TASK TO COMPLETE: Give back the full listing, character for character, with no pictures.

GIVEN DATA:
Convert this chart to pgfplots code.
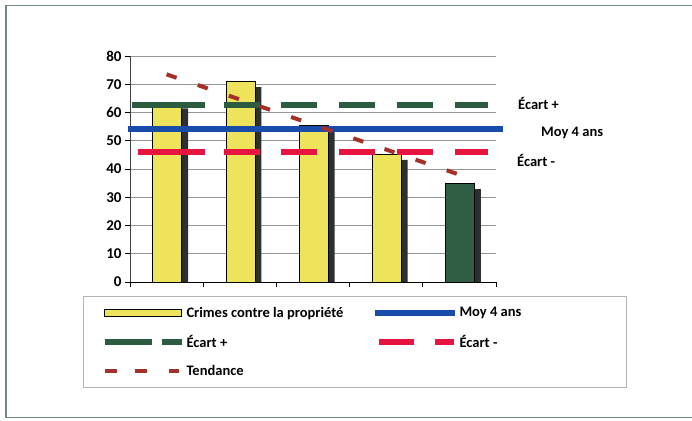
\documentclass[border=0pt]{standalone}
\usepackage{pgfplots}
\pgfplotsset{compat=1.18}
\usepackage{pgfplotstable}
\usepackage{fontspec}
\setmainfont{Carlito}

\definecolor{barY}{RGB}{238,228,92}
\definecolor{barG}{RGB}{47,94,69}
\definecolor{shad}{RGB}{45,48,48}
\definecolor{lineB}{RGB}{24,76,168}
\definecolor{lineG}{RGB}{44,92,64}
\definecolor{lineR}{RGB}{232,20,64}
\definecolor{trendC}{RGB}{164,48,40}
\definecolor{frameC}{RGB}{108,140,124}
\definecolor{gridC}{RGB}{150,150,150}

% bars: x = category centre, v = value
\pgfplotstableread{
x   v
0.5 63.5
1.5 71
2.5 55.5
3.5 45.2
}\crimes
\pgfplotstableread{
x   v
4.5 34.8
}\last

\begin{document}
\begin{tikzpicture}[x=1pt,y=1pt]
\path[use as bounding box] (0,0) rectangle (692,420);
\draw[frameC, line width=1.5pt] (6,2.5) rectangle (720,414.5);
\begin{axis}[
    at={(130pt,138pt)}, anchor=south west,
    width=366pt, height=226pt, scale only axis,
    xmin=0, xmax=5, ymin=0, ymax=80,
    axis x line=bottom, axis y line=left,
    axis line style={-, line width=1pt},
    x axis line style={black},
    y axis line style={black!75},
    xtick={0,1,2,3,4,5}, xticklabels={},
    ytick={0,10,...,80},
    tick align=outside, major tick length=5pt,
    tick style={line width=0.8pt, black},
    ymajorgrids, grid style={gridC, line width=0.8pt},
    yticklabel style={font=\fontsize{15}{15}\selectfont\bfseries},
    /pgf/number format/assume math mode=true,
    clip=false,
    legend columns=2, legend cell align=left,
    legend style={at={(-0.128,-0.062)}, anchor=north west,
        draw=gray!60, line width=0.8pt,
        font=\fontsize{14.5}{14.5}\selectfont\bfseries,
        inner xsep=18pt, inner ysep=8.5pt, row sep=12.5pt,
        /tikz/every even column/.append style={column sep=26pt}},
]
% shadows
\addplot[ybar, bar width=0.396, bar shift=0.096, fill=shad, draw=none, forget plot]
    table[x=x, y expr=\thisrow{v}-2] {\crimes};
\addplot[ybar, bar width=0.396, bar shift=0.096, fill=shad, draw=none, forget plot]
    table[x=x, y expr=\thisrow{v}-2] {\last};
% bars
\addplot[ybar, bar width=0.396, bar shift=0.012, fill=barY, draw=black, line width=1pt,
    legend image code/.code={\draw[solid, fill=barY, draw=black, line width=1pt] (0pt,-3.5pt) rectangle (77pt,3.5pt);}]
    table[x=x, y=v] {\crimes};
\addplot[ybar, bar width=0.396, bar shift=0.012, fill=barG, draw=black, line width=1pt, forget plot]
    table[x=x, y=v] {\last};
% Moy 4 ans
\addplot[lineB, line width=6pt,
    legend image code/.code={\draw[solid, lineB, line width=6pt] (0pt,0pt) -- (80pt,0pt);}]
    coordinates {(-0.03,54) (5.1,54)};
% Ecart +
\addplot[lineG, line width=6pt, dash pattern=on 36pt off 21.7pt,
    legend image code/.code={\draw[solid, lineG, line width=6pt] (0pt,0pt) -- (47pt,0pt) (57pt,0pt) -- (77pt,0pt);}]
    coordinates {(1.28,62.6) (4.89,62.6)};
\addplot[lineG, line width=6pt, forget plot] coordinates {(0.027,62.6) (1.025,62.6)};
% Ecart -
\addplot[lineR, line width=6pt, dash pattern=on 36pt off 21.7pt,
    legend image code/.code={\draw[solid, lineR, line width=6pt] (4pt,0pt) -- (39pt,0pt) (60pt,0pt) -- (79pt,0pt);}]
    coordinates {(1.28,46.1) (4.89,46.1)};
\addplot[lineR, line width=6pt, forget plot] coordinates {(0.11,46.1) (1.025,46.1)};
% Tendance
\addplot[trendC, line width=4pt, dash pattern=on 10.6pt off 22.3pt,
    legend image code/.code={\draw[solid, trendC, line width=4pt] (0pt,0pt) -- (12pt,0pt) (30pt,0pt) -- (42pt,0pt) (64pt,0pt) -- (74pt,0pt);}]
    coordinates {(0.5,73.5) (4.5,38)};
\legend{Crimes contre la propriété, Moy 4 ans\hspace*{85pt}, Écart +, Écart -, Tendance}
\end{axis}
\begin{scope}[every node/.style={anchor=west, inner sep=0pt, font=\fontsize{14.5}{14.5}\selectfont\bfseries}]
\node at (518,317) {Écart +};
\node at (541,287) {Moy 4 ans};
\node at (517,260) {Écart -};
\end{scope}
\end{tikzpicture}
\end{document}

WRITTEN ANSWER:
Convert this chart to pgfplots code.
\documentclass[border=0pt]{standalone}
\usepackage{pgfplots}
\pgfplotsset{compat=1.18}
\usepackage{pgfplotstable}
\usepackage{fontspec}
\setmainfont{Carlito}

\definecolor{barY}{RGB}{238,228,92}
\definecolor{barG}{RGB}{47,94,69}
\definecolor{shad}{RGB}{45,48,48}
\definecolor{lineB}{RGB}{24,76,168}
\definecolor{lineG}{RGB}{44,92,64}
\definecolor{lineR}{RGB}{232,20,64}
\definecolor{trendC}{RGB}{164,48,40}
\definecolor{frameC}{RGB}{108,140,124}
\definecolor{gridC}{RGB}{150,150,150}

% bars: x = category centre, v = value
\pgfplotstableread{
x   v
0.5 63.5
1.5 71
2.5 55.5
3.5 45.2
}\crimes
\pgfplotstableread{
x   v
4.5 34.8
}\last

\begin{document}
\begin{tikzpicture}[x=1pt,y=1pt]
\path[use as bounding box] (0,0) rectangle (692,420);
\draw[frameC, line width=1.5pt] (6,2.5) rectangle (720,414.5);
\begin{axis}[
    at={(130pt,138pt)}, anchor=south west,
    width=366pt, height=226pt, scale only axis,
    xmin=0, xmax=5, ymin=0, ymax=80,
    axis x line=bottom, axis y line=left,
    axis line style={-, line width=1pt},
    x axis line style={black},
    y axis line style={black!75},
    xtick={0,1,2,3,4,5}, xticklabels={},
    ytick={0,10,...,80},
    tick align=outside, major tick length=5pt,
    tick style={line width=0.8pt, black},
    ymajorgrids, grid style={gridC, line width=0.8pt},
    yticklabel style={font=\fontsize{15}{15}\selectfont\bfseries},
    /pgf/number format/assume math mode=true,
    clip=false,
    legend columns=2, legend cell align=left,
    legend style={at={(-0.128,-0.062)}, anchor=north west,
        draw=gray!60, line width=0.8pt,
        font=\fontsize{14.5}{14.5}\selectfont\bfseries,
        inner xsep=18pt, inner ysep=8.5pt, row sep=12.5pt,
        /tikz/every even column/.append style={column sep=26pt}},
]
% shadows
\addplot[ybar, bar width=0.396, bar shift=0.096, fill=shad, draw=none, forget plot]
    table[x=x, y expr=\thisrow{v}-2] {\crimes};
\addplot[ybar, bar width=0.396, bar shift=0.096, fill=shad, draw=none, forget plot]
    table[x=x, y expr=\thisrow{v}-2] {\last};
% bars
\addplot[ybar, bar width=0.396, bar shift=0.012, fill=barY, draw=black, line width=1pt,
    legend image code/.code={\draw[solid, fill=barY, draw=black, line width=1pt] (0pt,-3.5pt) rectangle (77pt,3.5pt);}]
    table[x=x, y=v] {\crimes};
\addplot[ybar, bar width=0.396, bar shift=0.012, fill=barG, draw=black, line width=1pt, forget plot]
    table[x=x, y=v] {\last};
% Moy 4 ans
\addplot[lineB, line width=6pt,
    legend image code/.code={\draw[solid, lineB, line width=6pt] (0pt,0pt) -- (80pt,0pt);}]
    coordinates {(-0.03,54) (5.1,54)};
% Ecart +
\addplot[lineG, line width=6pt, dash pattern=on 36pt off 21.7pt,
    legend image code/.code={\draw[solid, lineG, line width=6pt] (0pt,0pt) -- (47pt,0pt) (57pt,0pt) -- (77pt,0pt);}]
    coordinates {(1.28,62.6) (4.89,62.6)};
\addplot[lineG, line width=6pt, forget plot] coordinates {(0.027,62.6) (1.025,62.6)};
% Ecart -
\addplot[lineR, line width=6pt, dash pattern=on 36pt off 21.7pt,
    legend image code/.code={\draw[solid, lineR, line width=6pt] (4pt,0pt) -- (39pt,0pt) (60pt,0pt) -- (79pt,0pt);}]
    coordinates {(1.28,46.1) (4.89,46.1)};
\addplot[lineR, line width=6pt, forget plot] coordinates {(0.11,46.1) (1.025,46.1)};
% Tendance
\addplot[trendC, line width=4pt, dash pattern=on 10.6pt off 22.3pt,
    legend image code/.code={\draw[solid, trendC, line width=4pt] (0pt,0pt) -- (12pt,0pt) (30pt,0pt) -- (42pt,0pt) (64pt,0pt) -- (74pt,0pt);}]
    coordinates {(0.5,73.5) (4.5,38)};
\legend{Crimes contre la propriété, Moy 4 ans\hspace*{85pt}, Écart +, Écart -, Tendance}
\end{axis}
\begin{scope}[every node/.style={anchor=west, inner sep=0pt, font=\fontsize{14.5}{14.5}\selectfont\bfseries}]
\node at (518,317) {Écart +};
\node at (541,287) {Moy 4 ans};
\node at (517,260) {Écart -};
\end{scope}
\end{tikzpicture}
\end{document}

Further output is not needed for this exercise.